■ DATA
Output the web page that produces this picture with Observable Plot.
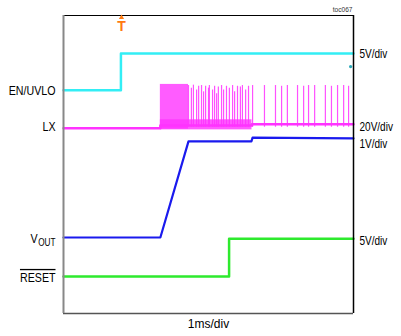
<!DOCTYPE html>
<html>
<head>
<meta charset="utf-8">
<script src="https://cdn.jsdelivr.net/npm/d3@7"></script>
<script src="https://cdn.jsdelivr.net/npm/@observablehq/plot@0.6"></script>
<style>
  html, body { margin: 0; padding: 0; background: #fff; }
  #chart { width: 401px; height: 336px; }
</style>
</head>
<body>
<div id="chart"></div>
<script>
// Time in ms (1 ms/div, 10 divisions), level in screen divisions (0..8)
const enTimes = [0, 1.98, 1.98, 10];
const enLevels = [5.99, 5.99, 6.98, 6.98];

const lxTimes = [0, 3.34, 3.34, 6.5, 6.5, 10];
const lxLevels = [4.97, 4.97, 5.05, 5.05, 5.08, 5.08];
const lxBurstStart = 3.34, lxBurstEnd = 4.31, lxBurstTop = 6.15;
const lxSpikeTimes = [4.31, 4.41, 4.48, 4.59, 4.66, 4.76, 4.83, 4.90, 5.00, 5.03, 5.14, 5.21, 5.28, 5.34, 5.45, 5.52, 5.62, 5.72, 5.83, 5.90, 6.00, 6.10, 6.17, 6.28, 6.38, 6.52,
  6.93, 7.31, 7.52, 7.72, 8.07, 8.28, 8.45, 8.66, 9.03, 9.24, 9.45, 9.66, 9.83];
const lxSpikeTops = [6.12, 6.05, 6.13, 6.0, 6.1, 6.12, 5.95, 6.1, 6.05, 6.12, 6.0, 6.1, 5.9, 6.08, 6.12, 6.0, 6.1, 6.05, 6.12, 5.95, 6.1, 6.08, 6.12, 6.0, 6.1, 6.12,
  6.12, 6.12, 6.1, 6.12, 6.12, 6.1, 6.12, 6.12, 6.12, 6.1, 6.12, 6.12, 6.1];

const voutTimes = [0, 3.34, 4.31, 6.48, 6.52, 10];
const voutLevels = [2.04, 2.04, 4.62, 4.62, 4.72, 4.70];

const resetTimes = [0, 5.71, 5.71, 10];
const resetLevels = [0.99, 0.99, 2.01, 2.01];

const triggerTime = 2.0;

const leftLabels = ["EN/UVLO", "LX", "RESET"];
const leftLevels = [5.99, 5.0, 0.96];
const rightLabels = ["5V/div", "20V/div", "1V/div", "5V/div"];
const rightLevels = [6.98, 5.0, 4.56, 1.96];

const colors = {en: "#33eef5", lx: "#ff33ff", vout: "#1a1aee", reset: "#2eea2e", trig: "#ff7a10"};

const pts = (ts, ls) => ts.map((t, i) => ({t, v: ls[i]}));
const spikes = lxSpikeTimes.map((t, i) => ({t, top: lxSpikeTops[i]}));

const font = "'Liberation Sans', Arial, sans-serif";

const plot = Plot.plot({
  width: 401,
  height: 336,
  marginLeft: 63,
  marginRight: 48,
  marginTop: 15,
  marginBottom: 23,
  x: {domain: [0, 10], axis: null},
  y: {domain: [0, 8], axis: null},
  style: {fontFamily: font, background: "#fff", overflow: "visible"},
  marks: [
    // LX burst
    Plot.rect([{x1: lxBurstStart, x2: lxBurstEnd, y1: 4.95, y2: lxBurstTop}], {x1: "x1", x2: "x2", y1: "y1", y2: "y2", fill: colors.lx, fillOpacity: 0.8}),
    Plot.rect([{x1: lxBurstStart, x2: 6.5, y1: 4.93, y2: 5.2}], {x1: "x1", x2: "x2", y1: "y1", y2: "y2", fill: colors.lx, fillOpacity: 0.8}),
    Plot.ruleX(spikes, {x: "t", y1: 5.0, y2: "top", stroke: colors.lx, strokeWidth: 1.2, strokeOpacity: 0.85}),
    Plot.line(pts(lxTimes, lxLevels), {x: "t", y: "v", stroke: colors.lx, strokeWidth: 2.5}),
    Plot.line(pts(enTimes, enLevels), {x: "t", y: "v", stroke: colors.en, strokeWidth: 2.5}),
    Plot.line(pts(voutTimes, voutLevels), {x: "t", y: "v", stroke: colors.vout, strokeWidth: 2.2}),
    Plot.line(pts(resetTimes, resetLevels), {x: "t", y: "v", stroke: colors.reset, strokeWidth: 2.5}),
    Plot.dot([{t: 9.9, v: 6.63}], {x: "t", y: "v", r: 1.6, fill: "#2aa8b8", stroke: null}),
    // frame
    Plot.ruleY([8], {stroke: "#000", strokeWidth: 1}),
    Plot.ruleY([0], {stroke: "#555", strokeWidth: 1.5}),
    Plot.ruleX([10], {stroke: "#000", strokeWidth: 1.5}),
    Plot.ruleX([0], {stroke: "#888", strokeWidth: 2}),
    // trigger marker
    Plot.dot([triggerTime], {x: d => d, y: 8, symbol: "triangle2", r: 2.5, fill: colors.trig, stroke: null, dy: 2}),
    Plot.text([triggerTime], {x: d => d, y: 8, text: () => "T", fill: colors.trig, fontWeight: "bold", fontSize: 14, dy: 11}),
    // labels
    Plot.text(leftLabels, {text: d => d, y: (d, i) => leftLevels[i], frameAnchor: "left", textAnchor: "end", dx: -8, fontSize: 13, fill: "#000"}),
    Plot.text(["V"], {text: d => d, y: 2.0, frameAnchor: "left", textAnchor: "end", dx: -26, fontSize: 13, fill: "#000"}),
    Plot.text(["OUT"], {text: d => d, y: 2.0, frameAnchor: "left", textAnchor: "end", dx: -8, dy: 4, fontSize: 10, fill: "#000"}),
    Plot.text(rightLabels, {text: d => d, y: (d, i) => rightLevels[i], frameAnchor: "right", textAnchor: "start", dx: 6, fontSize: 13, fill: "#000"}),
    Plot.text(["toc067"], {text: d => d, frameAnchor: "top-right", textAnchor: "end", dx: -1, dy: -9, fontSize: 8, fill: "#333"}),
    Plot.text(["1ms/div"], {text: d => d, frameAnchor: "bottom", dy: 14, fontSize: 12, fill: "#000"})
  ]
});

document.getElementById("chart").appendChild(plot);

// emulate the narrow typeface of the original
const narrowLeft = new Set([...leftLabels, "V", "OUT", "toc067"]);
const narrowRight = new Set(rightLabels);
d3.select(plot).selectAll("text").each(function() {
  const s = this.textContent;
  if (s === "RESET") this.style.textDecoration = "overline";
  const k = narrowLeft.has(s) ? 0.82 : narrowRight.has(s) ? 0.77 : 0;
  if (k) {
    const w = this.getComputedTextLength();
    this.setAttribute("textLength", (w * k).toFixed(2));
    this.setAttribute("lengthAdjust", "spacingAndGlyphs");
  }
});
</script>
</body>
</html>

■ STATED EXERCISE
Copy out all of the data word for word. Do not carry over any picture.

■ RESPONSE
Output the web page that produces this picture with Observable Plot.
<!DOCTYPE html>
<html>
<head>
<meta charset="utf-8">
<script src="https://cdn.jsdelivr.net/npm/d3@7"></script>
<script src="https://cdn.jsdelivr.net/npm/@observablehq/plot@0.6"></script>
<style>
  html, body { margin: 0; padding: 0; background: #fff; }
  #chart { width: 401px; height: 336px; }
</style>
</head>
<body>
<div id="chart"></div>
<script>
// Time in ms (1 ms/div, 10 divisions), level in screen divisions (0..8)
const enTimes = [0, 1.98, 1.98, 10];
const enLevels = [5.99, 5.99, 6.98, 6.98];

const lxTimes = [0, 3.34, 3.34, 6.5, 6.5, 10];
const lxLevels = [4.97, 4.97, 5.05, 5.05, 5.08, 5.08];
const lxBurstStart = 3.34, lxBurstEnd = 4.31, lxBurstTop = 6.15;
const lxSpikeTimes = [4.31, 4.41, 4.48, 4.59, 4.66, 4.76, 4.83, 4.90, 5.00, 5.03, 5.14, 5.21, 5.28, 5.34, 5.45, 5.52, 5.62, 5.72, 5.83, 5.90, 6.00, 6.10, 6.17, 6.28, 6.38, 6.52,
  6.93, 7.31, 7.52, 7.72, 8.07, 8.28, 8.45, 8.66, 9.03, 9.24, 9.45, 9.66, 9.83];
const lxSpikeTops = [6.12, 6.05, 6.13, 6.0, 6.1, 6.12, 5.95, 6.1, 6.05, 6.12, 6.0, 6.1, 5.9, 6.08, 6.12, 6.0, 6.1, 6.05, 6.12, 5.95, 6.1, 6.08, 6.12, 6.0, 6.1, 6.12,
  6.12, 6.12, 6.1, 6.12, 6.12, 6.1, 6.12, 6.12, 6.12, 6.1, 6.12, 6.12, 6.1];

const voutTimes = [0, 3.34, 4.31, 6.48, 6.52, 10];
const voutLevels = [2.04, 2.04, 4.62, 4.62, 4.72, 4.70];

const resetTimes = [0, 5.71, 5.71, 10];
const resetLevels = [0.99, 0.99, 2.01, 2.01];

const triggerTime = 2.0;

const leftLabels = ["EN/UVLO", "LX", "RESET"];
const leftLevels = [5.99, 5.0, 0.96];
const rightLabels = ["5V/div", "20V/div", "1V/div", "5V/div"];
const rightLevels = [6.98, 5.0, 4.56, 1.96];

const colors = {en: "#33eef5", lx: "#ff33ff", vout: "#1a1aee", reset: "#2eea2e", trig: "#ff7a10"};

const pts = (ts, ls) => ts.map((t, i) => ({t, v: ls[i]}));
const spikes = lxSpikeTimes.map((t, i) => ({t, top: lxSpikeTops[i]}));

const font = "'Liberation Sans', Arial, sans-serif";

const plot = Plot.plot({
  width: 401,
  height: 336,
  marginLeft: 63,
  marginRight: 48,
  marginTop: 15,
  marginBottom: 23,
  x: {domain: [0, 10], axis: null},
  y: {domain: [0, 8], axis: null},
  style: {fontFamily: font, background: "#fff", overflow: "visible"},
  marks: [
    // LX burst
    Plot.rect([{x1: lxBurstStart, x2: lxBurstEnd, y1: 4.95, y2: lxBurstTop}], {x1: "x1", x2: "x2", y1: "y1", y2: "y2", fill: colors.lx, fillOpacity: 0.8}),
    Plot.rect([{x1: lxBurstStart, x2: 6.5, y1: 4.93, y2: 5.2}], {x1: "x1", x2: "x2", y1: "y1", y2: "y2", fill: colors.lx, fillOpacity: 0.8}),
    Plot.ruleX(spikes, {x: "t", y1: 5.0, y2: "top", stroke: colors.lx, strokeWidth: 1.2, strokeOpacity: 0.85}),
    Plot.line(pts(lxTimes, lxLevels), {x: "t", y: "v", stroke: colors.lx, strokeWidth: 2.5}),
    Plot.line(pts(enTimes, enLevels), {x: "t", y: "v", stroke: colors.en, strokeWidth: 2.5}),
    Plot.line(pts(voutTimes, voutLevels), {x: "t", y: "v", stroke: colors.vout, strokeWidth: 2.2}),
    Plot.line(pts(resetTimes, resetLevels), {x: "t", y: "v", stroke: colors.reset, strokeWidth: 2.5}),
    Plot.dot([{t: 9.9, v: 6.63}], {x: "t", y: "v", r: 1.6, fill: "#2aa8b8", stroke: null}),
    // frame
    Plot.ruleY([8], {stroke: "#000", strokeWidth: 1}),
    Plot.ruleY([0], {stroke: "#555", strokeWidth: 1.5}),
    Plot.ruleX([10], {stroke: "#000", strokeWidth: 1.5}),
    Plot.ruleX([0], {stroke: "#888", strokeWidth: 2}),
    // trigger marker
    Plot.dot([triggerTime], {x: d => d, y: 8, symbol: "triangle2", r: 2.5, fill: colors.trig, stroke: null, dy: 2}),
    Plot.text([triggerTime], {x: d => d, y: 8, text: () => "T", fill: colors.trig, fontWeight: "bold", fontSize: 14, dy: 11}),
    // labels
    Plot.text(leftLabels, {text: d => d, y: (d, i) => leftLevels[i], frameAnchor: "left", textAnchor: "end", dx: -8, fontSize: 13, fill: "#000"}),
    Plot.text(["V"], {text: d => d, y: 2.0, frameAnchor: "left", textAnchor: "end", dx: -26, fontSize: 13, fill: "#000"}),
    Plot.text(["OUT"], {text: d => d, y: 2.0, frameAnchor: "left", textAnchor: "end", dx: -8, dy: 4, fontSize: 10, fill: "#000"}),
    Plot.text(rightLabels, {text: d => d, y: (d, i) => rightLevels[i], frameAnchor: "right", textAnchor: "start", dx: 6, fontSize: 13, fill: "#000"}),
    Plot.text(["toc067"], {text: d => d, frameAnchor: "top-right", textAnchor: "end", dx: -1, dy: -9, fontSize: 8, fill: "#333"}),
    Plot.text(["1ms/div"], {text: d => d, frameAnchor: "bottom", dy: 14, fontSize: 12, fill: "#000"})
  ]
});

document.getElementById("chart").appendChild(plot);

// emulate the narrow typeface of the original
const narrowLeft = new Set([...leftLabels, "V", "OUT", "toc067"]);
const narrowRight = new Set(rightLabels);
d3.select(plot).selectAll("text").each(function() {
  const s = this.textContent;
  if (s === "RESET") this.style.textDecoration = "overline";
  const k = narrowLeft.has(s) ? 0.82 : narrowRight.has(s) ? 0.77 : 0;
  if (k) {
    const w = this.getComputedTextLength();
    this.setAttribute("textLength", (w * k).toFixed(2));
    this.setAttribute("lengthAdjust", "spacingAndGlyphs");
  }
});
</script>
</body>
</html>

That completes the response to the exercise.